Кнуд Ромер - «В Датском королевстве…»
Губы, чуть тронутые помадой, скривит несколько паралитичная улыбка, когда на английском с чисто британскими модуляциями она вам скажет, например: «Ах, каких только историй не таит этот старый дом. Он принадлежал моему брату, я у него выкупила; последний взнос уплатила на „Последние рассказы“[76]. Теперь он мой, безраздельно. У меня на него большие посмертные виды. Тут будет птичий двор, и парк, и птичий заповедник[77]. Все годы в Африке, пока управляла своей высокогорной фермой, я думать не думала, что снова осяду в Дании. Когда узнала, увидела, что ферме конец, когда убедилась, что ее потеряла, я стала писать свои истории: чтобы не думать о неотвратимом. И во время войны тоже; дом был перевалочным пунктом для евреев, бежавших в Швецию. Евреи на кухне, наци в саду. Приходилось писать, чтоб не свихнуться, вот я тогда и написала „Милостивых мстителей“[78], вовсе никакую, кстати, не политическую притчу, а ведь многие, многие так решили — просто смешно. Поразительные люди, эти наци. Я с ними часто спорила, очень резко им перечила. О, вы только не подумайте, что я хвастаюсь своей отвагой, я ровно ничем не рисковала; у них была чисто мужская психология — с высокой горы плевать на то, что думает какая-то там женщина. Еще пышечку? Ну пожалуйста. Люблю полакомиться опосредованно. Я все ждала сегодня почтальона, надеялась, он мне доставит новую пачку книг. Я читаю залпом, книг на меня не напасешься. Чего я прежде всего требую от искусства? Воздуха, атмосферы. В нынешней литературе с этим не густо. Книги, которые люблю, мне никогда не надоедают. Могу по двадцать раз их перечитывать — и перечитываю. „Король Лир“. Скажите мне, как человек относится к „Королю Лиру“, и я сразу пойму, как к нему относиться. Конечно, хочется и свеженькой странички; прежде небывалого лица. К дружбе у меня талант, друзья, вот что больше всего меня в жизни тешило: встряхнуться, сдвинуться, встретить новых людей, их привязать к себе».

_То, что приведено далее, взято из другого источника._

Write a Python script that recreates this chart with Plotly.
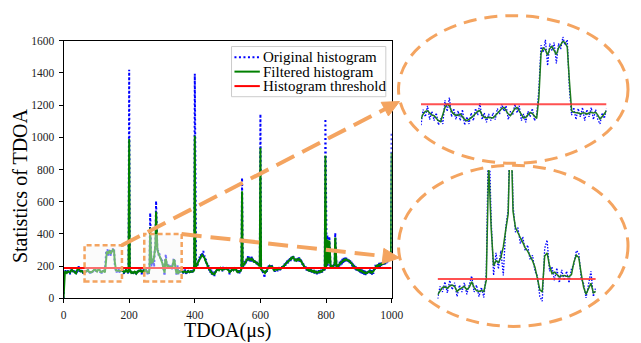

Время от времени баронесса встряхивается. Опираясь на преданную руку потерянно-веселой мисс Клары Свендсен, давней спутницы-секретаря («Милая Клара. Началось с того, что я наняла ее в качестве кухарки. После трех кошмарных блюд я на нее накинулась: „Милая, вы самозванка. Скажите правду!“ Тут она — в слезы, и призналась, что, учительствуя на севере Дании, она влюбилась в мои книги. Однажды увидела мое объявление в газете, мол требуется девушка на кухне. Вот и заявилась, и пожелала остаться. Поскольку стряпать она не умела, мы решили, что она будет у меня секретарем. До сих пор безумно жалею о своем решении. Клара чудовищный тиран»). Баронесса отправляется в Рим, в Лондон обыкновенно пароходом («Самолетом вы не путешествуете, вас просто отправляют, как посылку»). В прошлом, 1959 году, в январе, она впервые посетила Америку, которой благодарна за первого издателя и первых читателей для ее книг. Прием, какой там ей оказали, можно сравнить разве что с приемом, оказанным Йенни Линд[79]; по крайней мере, такого не сподобилась ни одна литературная знаменитость после Диккенса и Шоу. Телевидение, кинохроника. Единственное публичное чтение, на котором она согласилась выступить, вылилось в гонку за билетами, драку из-за них, овации, вставанье зала, и никого, ей-богу, так не рвали на части, приглашая почетным гостем на несусветное множество мероприятий («Прелесть! Нью-Йорк, ах, вот где жизнь! Обеды, ужины, шампанское, шампанское, и все были так милы. Когда приехала, я весила сорок кило, а домой вернулась еще на пять кило легче; доктора не понимали, как это я еще жива, убеждали меня, что мне бы полагалось умереть, ох, да я и без них давно это знаю. У меня со смертью старинные шашни. Ничего, мы выжили, а Клара — Клара пять кило прибавила»).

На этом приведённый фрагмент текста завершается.